The letter to the Trump Organization stating its intentions and recommendations was made public in a filing by the Office of the New York Attorney General.
It disclosed the letter on February 14th, in support of its filing before the New York State Supreme Court to enforce subpoenas for Donald J. Trump, Ivanka Trump, and Donald J. Trump Jr.
“As the most recent filings demonstrate, the evidence continues to mount showing that Donald J. Trump and the Trump Organization used fraudulent and misleading financial statements to obtain economic benefit,” New York State Attorney General Letitia James said in a statement. “There should be no doubt that this is a lawful investigation and that we have legitimate reason to seek testimony from Donald J. Trump, Donald J. Trump Jr., and Ivanka Trump.”

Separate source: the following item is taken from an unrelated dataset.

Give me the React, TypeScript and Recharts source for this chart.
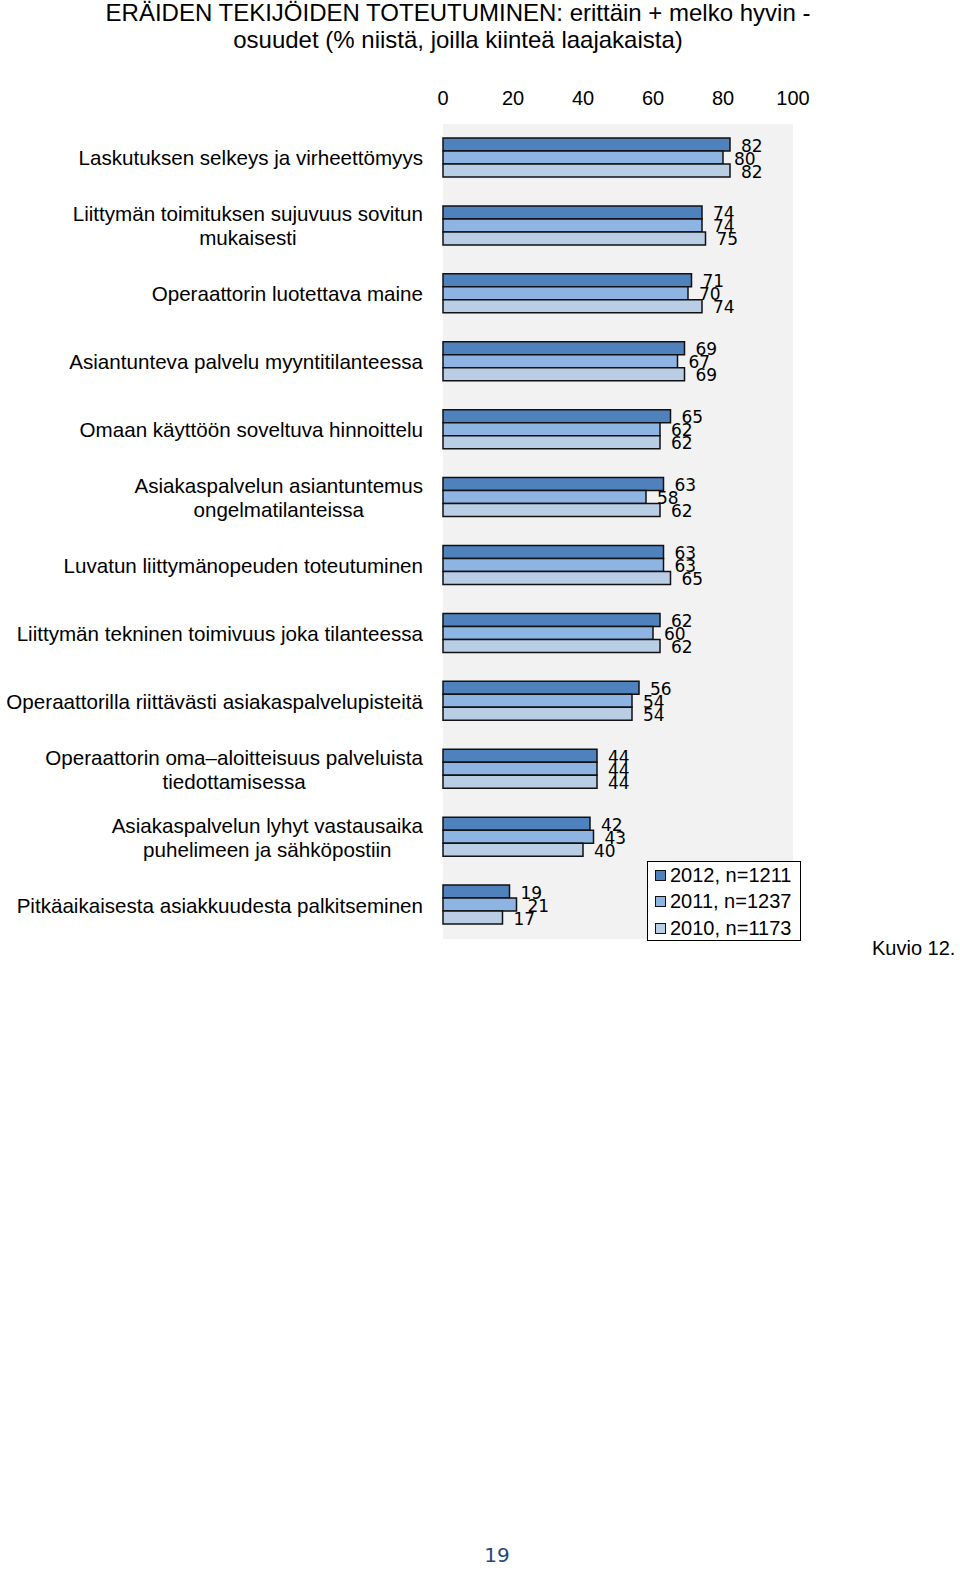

Mazars USA was acting in accordance with AICPA professional standards, specifically the AICPA Clarified Statements on Auditing Standards AU‑C Section 560, Subsequent Events and Subsequently Discovered Facts. This states that when a member firm discovers material subsequent events and facts, it should:
- Discuss the matter with client management.Determine if the financial statements, including disclosures, require revision and, if so, inquire how management intends to address the matter in the financial statements. Involve those charged with governance when appropriate.
- Ensure third-party users are notified. If the financial statements (before necessary revision) have been made available to third parties, client management, not the auditor, should inform the users of the situation and advise them not to rely on the financial statements and related audit report. The auditor should verify that the client has provided adequate notice to third parties. Timely and appropriate notification to third-party users represents a critical step in mitigating the risk of a professional liability claim.

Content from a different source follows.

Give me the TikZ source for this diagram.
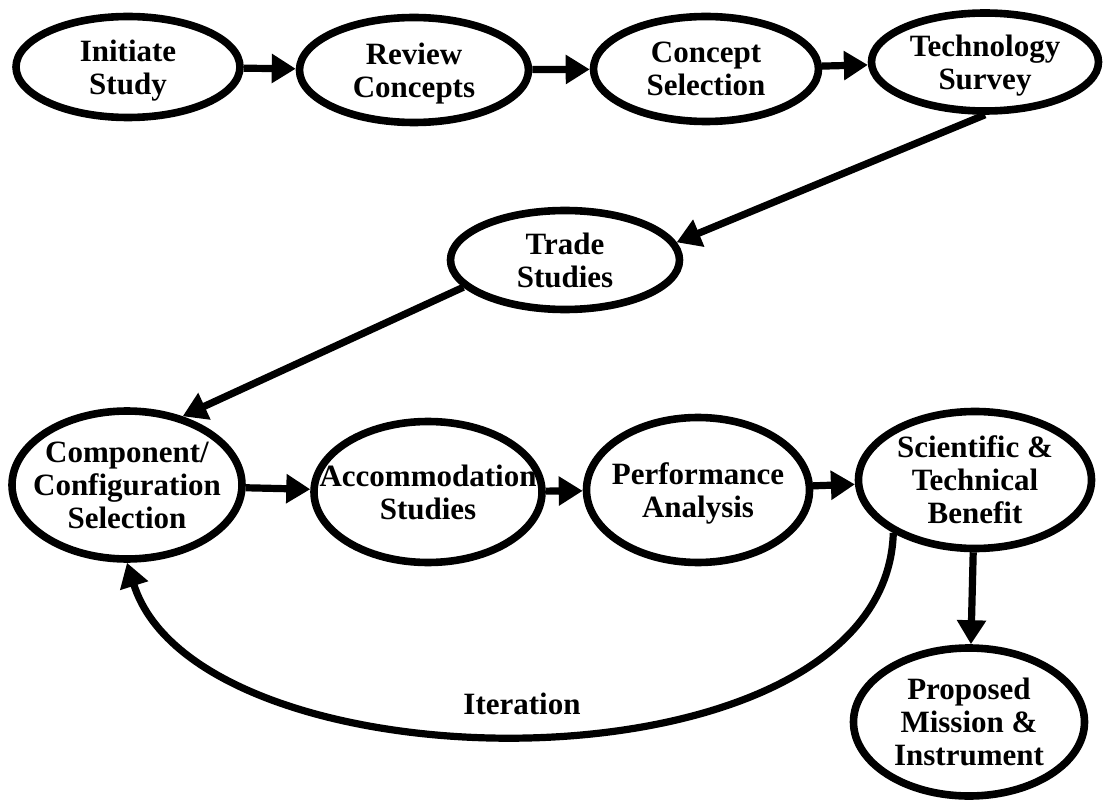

- Audit the new information. The auditor should audit how the client has accounted for the new information and reflected it in the financial statements and related notes.
- Update and reissue the auditor’s report.If the audit opinion differs from the originally issued opinion, an emphasis-of-matter paragraph or other-matter paragraph should be added to the report. The auditor then has two choices related to the date of the reissued audit report:
- Date the report as of a later date. Extend subsequent-event procedures and obtain client management representations through the new report date.
- Dual-date the report. A note to the financial statements should disclose the new financial information and the financial statement impact and include a statement that audit procedures applied subsequent to the original audit report date were limited solely to the revised financial information. Additional management representations should also be obtained in this circumstance.
Clients provide assessments of value, also known as representations, to accountants, which must largely accept the information presented by the client at face value — there is no attestation required, though one can be voluntarily provided. The accountant then provides “compilation services” which translate representations into a financial statement. The accountant does not typically audit representations provided as part of its compilation services.
The compiled financial statement is then the basis for local, state, and federal tax returns, but they by themselves aren’t guaranteed effective in detecting fraud.
The infamous Enron and Worldcom accounting deceptions, which lasted several years, were perpetrated by corporate officers with compliance departments and were publicly traded companies required to provide either an external attestation or an audit by an accounting firm.
Trump did not personally assemble the data for the accountants, but as was written in a cover letter attached to the statements in 2011 and 2012, “Donald J. Trump is responsible for the preparation and fair presentation of the financial statement in accordance with accounting principles generally accepted in the United States of America.”
The fact that material misstatements and omissions were deliberately included in the financial statements by the Trump Organization is a commission of fraud.
It is further evidence that supports the contention that Donald Trump lies to everyone and operates his family business as a criminal enterprise.
This supports existing fraud and conspiracy charges against the Trump Organization and the three Trump family members for inflating the value of their assets to obtain outsized loans, underpaying income and employment taxes by filing fraudulent tax returns, and manipulation of the value of their assets to suit their needs at any given moment.
This exposure goes straight to Donald J. Trump, and this is why he fought so hard to hide his tax and accounting records.